Quote all of the data that follows exactly as written, skipping the images.

• **Given data**
------------------------

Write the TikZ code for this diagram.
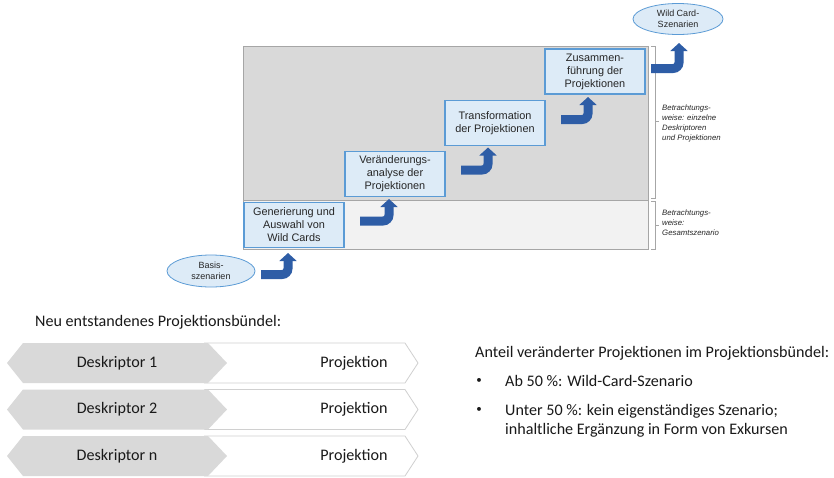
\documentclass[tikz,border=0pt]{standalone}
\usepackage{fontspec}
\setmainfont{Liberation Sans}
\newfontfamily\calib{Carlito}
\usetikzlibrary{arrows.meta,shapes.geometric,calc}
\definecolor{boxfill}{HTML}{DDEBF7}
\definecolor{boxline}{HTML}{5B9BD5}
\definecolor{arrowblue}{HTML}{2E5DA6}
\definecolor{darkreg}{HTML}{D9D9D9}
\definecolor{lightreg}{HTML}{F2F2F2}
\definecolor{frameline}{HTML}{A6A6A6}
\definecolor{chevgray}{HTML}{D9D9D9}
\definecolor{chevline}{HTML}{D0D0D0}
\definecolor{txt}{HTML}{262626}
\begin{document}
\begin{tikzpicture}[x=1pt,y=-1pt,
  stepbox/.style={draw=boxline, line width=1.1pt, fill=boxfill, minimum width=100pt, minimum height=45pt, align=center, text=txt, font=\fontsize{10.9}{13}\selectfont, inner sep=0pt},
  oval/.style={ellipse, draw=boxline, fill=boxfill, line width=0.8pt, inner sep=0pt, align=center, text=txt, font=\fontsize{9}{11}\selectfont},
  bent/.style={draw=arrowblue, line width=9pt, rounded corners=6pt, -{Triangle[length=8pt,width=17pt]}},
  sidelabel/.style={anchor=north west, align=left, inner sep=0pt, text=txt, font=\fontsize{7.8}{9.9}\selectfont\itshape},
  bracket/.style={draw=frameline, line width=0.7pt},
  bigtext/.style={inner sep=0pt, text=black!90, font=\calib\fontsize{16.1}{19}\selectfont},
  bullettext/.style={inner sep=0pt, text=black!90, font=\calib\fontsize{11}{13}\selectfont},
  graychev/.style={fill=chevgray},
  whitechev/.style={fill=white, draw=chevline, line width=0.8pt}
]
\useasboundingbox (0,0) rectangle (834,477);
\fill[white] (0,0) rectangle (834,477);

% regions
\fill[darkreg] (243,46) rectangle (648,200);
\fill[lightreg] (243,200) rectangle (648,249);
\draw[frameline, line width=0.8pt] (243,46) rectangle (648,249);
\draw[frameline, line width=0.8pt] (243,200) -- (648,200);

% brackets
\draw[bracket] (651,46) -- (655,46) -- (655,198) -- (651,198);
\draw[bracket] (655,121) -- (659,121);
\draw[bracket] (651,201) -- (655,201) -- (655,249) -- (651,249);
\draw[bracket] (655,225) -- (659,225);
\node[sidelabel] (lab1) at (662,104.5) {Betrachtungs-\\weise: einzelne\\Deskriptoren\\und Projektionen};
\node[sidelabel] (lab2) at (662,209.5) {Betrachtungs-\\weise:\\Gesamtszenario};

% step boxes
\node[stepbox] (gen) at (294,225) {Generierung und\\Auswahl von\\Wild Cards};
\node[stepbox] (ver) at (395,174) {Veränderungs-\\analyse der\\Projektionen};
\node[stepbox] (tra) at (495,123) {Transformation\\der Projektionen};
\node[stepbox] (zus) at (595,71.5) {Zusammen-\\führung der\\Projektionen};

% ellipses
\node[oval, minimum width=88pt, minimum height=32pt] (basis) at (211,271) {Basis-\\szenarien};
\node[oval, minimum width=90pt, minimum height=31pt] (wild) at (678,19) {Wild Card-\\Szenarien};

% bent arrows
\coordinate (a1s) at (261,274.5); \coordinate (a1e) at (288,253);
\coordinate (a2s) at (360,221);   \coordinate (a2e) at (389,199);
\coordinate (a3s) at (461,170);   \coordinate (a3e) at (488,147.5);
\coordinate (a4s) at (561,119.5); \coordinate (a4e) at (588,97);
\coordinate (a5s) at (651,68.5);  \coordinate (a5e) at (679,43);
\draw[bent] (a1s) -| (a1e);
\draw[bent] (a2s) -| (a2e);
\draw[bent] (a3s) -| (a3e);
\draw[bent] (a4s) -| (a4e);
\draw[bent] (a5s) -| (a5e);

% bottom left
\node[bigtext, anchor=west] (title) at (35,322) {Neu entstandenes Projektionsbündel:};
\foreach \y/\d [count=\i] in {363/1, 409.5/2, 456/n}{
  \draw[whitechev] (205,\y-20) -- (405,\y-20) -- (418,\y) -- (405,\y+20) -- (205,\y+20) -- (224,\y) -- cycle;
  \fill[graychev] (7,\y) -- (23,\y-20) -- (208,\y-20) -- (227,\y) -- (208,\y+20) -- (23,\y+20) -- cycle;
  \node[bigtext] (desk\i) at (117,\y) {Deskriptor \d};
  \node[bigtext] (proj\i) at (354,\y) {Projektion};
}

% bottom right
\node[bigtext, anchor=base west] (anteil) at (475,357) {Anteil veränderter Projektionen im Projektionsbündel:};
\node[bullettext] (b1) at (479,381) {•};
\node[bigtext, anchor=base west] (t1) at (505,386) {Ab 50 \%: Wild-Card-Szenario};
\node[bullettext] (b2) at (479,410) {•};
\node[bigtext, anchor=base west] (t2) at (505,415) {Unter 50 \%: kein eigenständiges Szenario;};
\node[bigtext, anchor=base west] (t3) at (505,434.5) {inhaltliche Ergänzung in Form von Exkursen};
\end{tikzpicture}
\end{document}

------------------------

• **Full response**
Write the TikZ code for this diagram.
\documentclass[tikz,border=0pt]{standalone}
\usepackage{fontspec}
\setmainfont{Liberation Sans}
\newfontfamily\calib{Carlito}
\usetikzlibrary{arrows.meta,shapes.geometric,calc}
\definecolor{boxfill}{HTML}{DDEBF7}
\definecolor{boxline}{HTML}{5B9BD5}
\definecolor{arrowblue}{HTML}{2E5DA6}
\definecolor{darkreg}{HTML}{D9D9D9}
\definecolor{lightreg}{HTML}{F2F2F2}
\definecolor{frameline}{HTML}{A6A6A6}
\definecolor{chevgray}{HTML}{D9D9D9}
\definecolor{chevline}{HTML}{D0D0D0}
\definecolor{txt}{HTML}{262626}
\begin{document}
\begin{tikzpicture}[x=1pt,y=-1pt,
  stepbox/.style={draw=boxline, line width=1.1pt, fill=boxfill, minimum width=100pt, minimum height=45pt, align=center, text=txt, font=\fontsize{10.9}{13}\selectfont, inner sep=0pt},
  oval/.style={ellipse, draw=boxline, fill=boxfill, line width=0.8pt, inner sep=0pt, align=center, text=txt, font=\fontsize{9}{11}\selectfont},
  bent/.style={draw=arrowblue, line width=9pt, rounded corners=6pt, -{Triangle[length=8pt,width=17pt]}},
  sidelabel/.style={anchor=north west, align=left, inner sep=0pt, text=txt, font=\fontsize{7.8}{9.9}\selectfont\itshape},
  bracket/.style={draw=frameline, line width=0.7pt},
  bigtext/.style={inner sep=0pt, text=black!90, font=\calib\fontsize{16.1}{19}\selectfont},
  bullettext/.style={inner sep=0pt, text=black!90, font=\calib\fontsize{11}{13}\selectfont},
  graychev/.style={fill=chevgray},
  whitechev/.style={fill=white, draw=chevline, line width=0.8pt}
]
\useasboundingbox (0,0) rectangle (834,477);
\fill[white] (0,0) rectangle (834,477);

% regions
\fill[darkreg] (243,46) rectangle (648,200);
\fill[lightreg] (243,200) rectangle (648,249);
\draw[frameline, line width=0.8pt] (243,46) rectangle (648,249);
\draw[frameline, line width=0.8pt] (243,200) -- (648,200);

% brackets
\draw[bracket] (651,46) -- (655,46) -- (655,198) -- (651,198);
\draw[bracket] (655,121) -- (659,121);
\draw[bracket] (651,201) -- (655,201) -- (655,249) -- (651,249);
\draw[bracket] (655,225) -- (659,225);
\node[sidelabel] (lab1) at (662,104.5) {Betrachtungs-\\weise: einzelne\\Deskriptoren\\und Projektionen};
\node[sidelabel] (lab2) at (662,209.5) {Betrachtungs-\\weise:\\Gesamtszenario};

% step boxes
\node[stepbox] (gen) at (294,225) {Generierung und\\Auswahl von\\Wild Cards};
\node[stepbox] (ver) at (395,174) {Veränderungs-\\analyse der\\Projektionen};
\node[stepbox] (tra) at (495,123) {Transformation\\der Projektionen};
\node[stepbox] (zus) at (595,71.5) {Zusammen-\\führung der\\Projektionen};

% ellipses
\node[oval, minimum width=88pt, minimum height=32pt] (basis) at (211,271) {Basis-\\szenarien};
\node[oval, minimum width=90pt, minimum height=31pt] (wild) at (678,19) {Wild Card-\\Szenarien};

% bent arrows
\coordinate (a1s) at (261,274.5); \coordinate (a1e) at (288,253);
\coordinate (a2s) at (360,221);   \coordinate (a2e) at (389,199);
\coordinate (a3s) at (461,170);   \coordinate (a3e) at (488,147.5);
\coordinate (a4s) at (561,119.5); \coordinate (a4e) at (588,97);
\coordinate (a5s) at (651,68.5);  \coordinate (a5e) at (679,43);
\draw[bent] (a1s) -| (a1e);
\draw[bent] (a2s) -| (a2e);
\draw[bent] (a3s) -| (a3e);
\draw[bent] (a4s) -| (a4e);
\draw[bent] (a5s) -| (a5e);

% bottom left
\node[bigtext, anchor=west] (title) at (35,322) {Neu entstandenes Projektionsbündel:};
\foreach \y/\d [count=\i] in {363/1, 409.5/2, 456/n}{
  \draw[whitechev] (205,\y-20) -- (405,\y-20) -- (418,\y) -- (405,\y+20) -- (205,\y+20) -- (224,\y) -- cycle;
  \fill[graychev] (7,\y) -- (23,\y-20) -- (208,\y-20) -- (227,\y) -- (208,\y+20) -- (23,\y+20) -- cycle;
  \node[bigtext] (desk\i) at (117,\y) {Deskriptor \d};
  \node[bigtext] (proj\i) at (354,\y) {Projektion};
}

% bottom right
\node[bigtext, anchor=base west] (anteil) at (475,357) {Anteil veränderter Projektionen im Projektionsbündel:};
\node[bullettext] (b1) at (479,381) {•};
\node[bigtext, anchor=base west] (t1) at (505,386) {Ab 50 \%: Wild-Card-Szenario};
\node[bullettext] (b2) at (479,410) {•};
\node[bigtext, anchor=base west] (t2) at (505,415) {Unter 50 \%: kein eigenständiges Szenario;};
\node[bigtext, anchor=base west] (t3) at (505,434.5) {inhaltliche Ergänzung in Form von Exkursen};
\end{tikzpicture}
\end{document}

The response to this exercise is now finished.